A novel relative positional encoding method, called MEP, which employs a weighted average to combine distinct kernel functions to generate a bias that is applied to post-softmax attention scores, and is seamlessly incorporated as a penalty to the post-softmax scores.

Abstract

When the predicted sequence length exceeds the length seen during training, the transformer's inference accuracy diminishes. Existing relative position encoding methods, such as those based on the ALiBi technique, address the length extrapolation challenge exclusively through the implementation of a single kernel function, which introduces a constant bias to every post-softmax attention scores according to their distance. These approaches do not investigate or employ multiple kernel functions to address the extrapolation challenge. Drawing on the ALiBi approach, this study proposes a novel relative positional encoding method, called MEP, which employs a weighted average to combine distinct kernel functions(such as the exponential kernel and the Gaussian kernel) to generate a bias that is applied to post-softmax attention scores. Initially, the framework utilizes various kernel functions to construct multiple kernel functions. Each kernel function adheres to a consistent mean weight coefficient, harnessing the synergistic advantages of different kernels to formulate an innovative bias function. Subsequently, specific slopes are tailored for each kernel function, applying penalties at varying rates, to enhance the model's extrapolation capabilities. Finally, this bias is seamlessly incorporated as a penalty to the post-softmax scores. We present two distinct versions of our method: a parameter-free variant that requires no new learnable parameters, which enhances length extrapolation capabilities without compromising training efficiency, and a parameterized variant capable of integrating state-of-the-art techniques. Empirical evaluations across diverse datasets have demonstrated that both variants of our method achieve state-of-the-art performance, outperforming traditional parameter-free and parameterized approaches.

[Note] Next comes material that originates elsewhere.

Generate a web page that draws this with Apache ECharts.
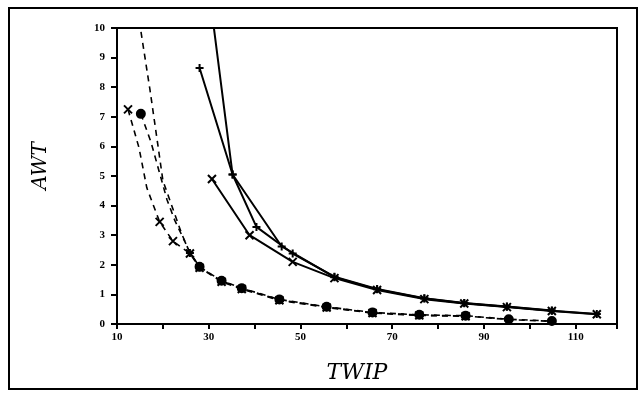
<!DOCTYPE html>
<html>
<head>
  <meta charset="utf-8">
  <script src="https://cdn.jsdelivr.net/npm/echarts@6/dist/echarts.min.js"></script>
</head>
<body style="margin:0;background:#fff">
  <div id="main" style="width:641px;height:400px"></div>
  <script type="text/javascript">
    // solid curves (three runs that merge into one tail)
    var solidA = [[30.3, 11.0], [35.2, 5.05], [45.9, 2.62], [57.4, 1.58], [66.7, 1.17], [77, 0.86], [85.7, 0.7], [95, 0.58], [104.8, 0.45], [114.6, 0.34]];
    var solidB = [[28.0, 8.65], [35.2, 5.05], [40.4, 3.28], [48.3, 2.38], [57.4, 1.6], [66.7, 1.18], [77, 0.87], [85.7, 0.71], [95, 0.59], [104.8, 0.46]];
    var solidC = [[30.7, 4.9], [38.9, 3.0], [48.3, 2.1], [57.4, 1.55], [66.7, 1.15], [77, 0.84], [85.7, 0.69], [95, 0.57], [104.8, 0.44], [114.6, 0.33]];

    // dashed curves
    var dashA = [[14.5, 10.6], [17.2, 7.9], [19.0, 5.95], [20.0, 4.85], [24.1, 3.05], [25.9, 2.4], [28, 1.92], [32.8, 1.45], [37.2, 1.2], [45.4, 0.82], [55.7, 0.57], [65.7, 0.38], [75.9, 0.3], [86, 0.27], [95.4, 0.15], [104.8, 0.09]];
    var dashB = [[12.4, 7.25], [13.7, 6.55], [14.8, 5.95], [16.5, 4.6], [19.3, 3.45], [22.2, 2.8], [25.9, 2.38], [28, 1.9], [32.8, 1.43], [37.2, 1.18], [45.4, 0.8], [55.7, 0.56], [65.7, 0.37], [75.9, 0.29], [86, 0.26]];
    var dashC = [[15.2, 7.1], [17.4, 6.15], [20.9, 4.2], [22.6, 3.5], [25.9, 2.42], [28, 1.93], [32.8, 1.46], [37.2, 1.21], [45.4, 0.83], [55.7, 0.58], [65.7, 0.39], [75.9, 0.31], [86, 0.28], [95.4, 0.16], [104.8, 0.1]];

    var xTicks = [10, 30, 50, 70, 90, 110];

    var PLUS = 'path://M5,0L5,10M0,5L10,5';
    var CROSS = 'path://M0,0L10,10M0,10L10,0';

    // markers: first point and every point from index k on
    function items(arr, sym, k) {
      return arr.map(function (p, i) {
        return { value: p, symbol: (i === 0 || i >= k) ? sym : 'none' };
      });
    }

    function mk(data, sym, k, dashed) {
      return {
        type: 'line',
        data: items(data, sym, k),
        symbolSize: 8,
        clip: true,
        lineStyle: { color: '#000', width: dashed ? 1.6 : 2, type: dashed ? [6, 5] : 'solid' },
        itemStyle: { color: '#000', borderColor: '#000', borderWidth: 2 },
        animation: false
      };
    }

    var myChart = echarts.init(document.getElementById('main'));
    myChart.setOption({
      backgroundColor: '#fff',
      graphic: [{
        type: 'rect',
        shape: { x: 9, y: 8, width: 628, height: 381 },
        style: { fill: 'none', stroke: '#000', lineWidth: 2 }
      }],
      grid: { left: 117, right: 24, top: 28, bottom: 76, show: true, borderColor: '#000', borderWidth: 2 },
      xAxis: {
        type: 'value', min: 10, max: 119, interval: 10,
        name: 'TWIP', nameLocation: 'middle', nameGap: 38,
        nameTextStyle: { fontFamily: 'DejaVu Serif', fontStyle: 'italic', fontSize: 22, color: '#000', padding: [0, 20, 0, 0] },
        axisLine: { lineStyle: { color: '#000', width: 2 } },
        axisTick: { lineStyle: { color: '#000', width: 2 }, length: 5 },
        splitLine: { show: false },
        axisLabel: {
          color: '#000', fontFamily: 'Liberation Serif', fontWeight: 'bold', fontSize: 11,
          formatter: function (v) { return xTicks.indexOf(v) >= 0 ? v : ''; }
        }
      },
      yAxis: {
        type: 'value', min: 0, max: 10, interval: 1,
        name: 'AWT', nameLocation: 'middle', nameGap: 66,
        nameTextStyle: { fontFamily: 'DejaVu Serif', fontStyle: 'italic', fontSize: 20, color: '#000', padding: [0, 0, 0, 20] },
        axisLine: { show: true, lineStyle: { color: '#000', width: 2 } },
        axisTick: { show: true, lineStyle: { color: '#000', width: 2 }, length: 6 },
        splitLine: { show: false },
        axisLabel: { color: '#000', fontFamily: 'Liberation Serif', fontWeight: 'bold', fontSize: 11, margin: 12 }
      },
      series: [
        mk(solidA, PLUS, 1, false),
        mk(solidB, PLUS, 1, false),
        mk(solidC, CROSS, 1, false),
        mk(dashA, PLUS, 5, true),
        mk(dashB, CROSS, 4, true),
        mk(dashC, 'circle', 5, true)
      ]
    });
  </script>
</body>
</html>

MEP: Multiple Kernel Learning Enhancing Relative Positional Encoding Length Extrapolation

TL;DR

A novel relative positional encoding method, called MEP, which employs a weighted average to combine distinct kernel functions to generate a bias that is applied to post-softmax attention scores, and is seamlessly incorporated as a penalty to the post-softmax scores.

Abstract

When the predicted sequence length exceeds the length seen during training, the transformer's inference accuracy diminishes. Existing relative position encoding methods, such as those based on the ALiBi technique, address the length extrapolation challenge exclusively through the implementation of a single kernel function, which introduces a constant bias to every post-softmax attention scores according to their distance. These approaches do not investigate or employ multiple kernel functions to address the extrapolation challenge. Drawing on the ALiBi approach, this study proposes a novel relative positional encoding method, called MEP, which employs a weighted average to combine distinct kernel functions(such as the exponential kernel and the Gaussian kernel) to generate a bias that is applied to post-softmax attention scores. Initially, the framework utilizes various kernel functions to construct multiple kernel functions. Each kernel function adheres to a consistent mean weight coefficient, harnessing the synergistic advantages of different kernels to formulate an innovative bias function. Subsequently, specific slopes are tailored for each kernel function, applying penalties at varying rates, to enhance the model's extrapolation capabilities. Finally, this bias is seamlessly incorporated as a penalty to the post-softmax scores. We present two distinct versions of our method: a parameter-free variant that requires no new learnable parameters, which enhances length extrapolation capabilities without compromising training efficiency, and a parameterized variant capable of integrating state-of-the-art techniques. Empirical evaluations across diverse datasets have demonstrated that both variants of our method achieve state-of-the-art performance, outperforming traditional parameter-free and parameterized approaches.
Paper Structure (9 sections, 28 equations, 3 figures, 6 tables)

This paper contains 9 sections, 28 equations, 3 figures, 6 tables.

Figures (3)

  • Figure 1: (a) Previous positional encoding ALiBi produces a single exponential kernel function to post-softmax attention scores. For a transformer language model with $H$ attention heads, the range of $h$ is $n\cdot\frac{8}{H}$, where $n=\{1\dots H\}$. Left = the post-softmax self-attention matrix, right = the temporal biases matrix. (b) In contrast, the proposed MEP positional encoding builds a bias by multiple kernel functions to every post-softmax attention scores according to their distance. We employ multiple kernel learning, merging exponential, Gaussian, and polynomial kernels. In the exponential and Gaussian kernels, the range of $h$ aligns with that of ALiBi, while in the polynomial kernel, $h$ represents learned parameters. Left = the post-softmax self-attention matrix, middle = the exponential kernel temporal biases matrix, right = the Gaussian kernel temporal biases matrix. for example, $\alpha=0.5$ and $\beta=0.5$ is coeffient. exp denotes the Exponential kernel. $\text{slopes value=1}$.
  • Figure 2: Each point denotes the post-softmax attention score corresponding to the relative position $|i-j|$, obtained after passing through the kernel function. (a) Exponential kernel post-softmax attention scores, head = 2 to 8. (b) Gaussian kernel scores. (c) ours(MEP parameter-free model) MKL’s scores.
  • Figure 3: Exponential, Gaussian, and MEP function curves. The x-axis represents the relative position, $i-j$, from 0 to 511; the y-axis represents the value after the kernel function is applied.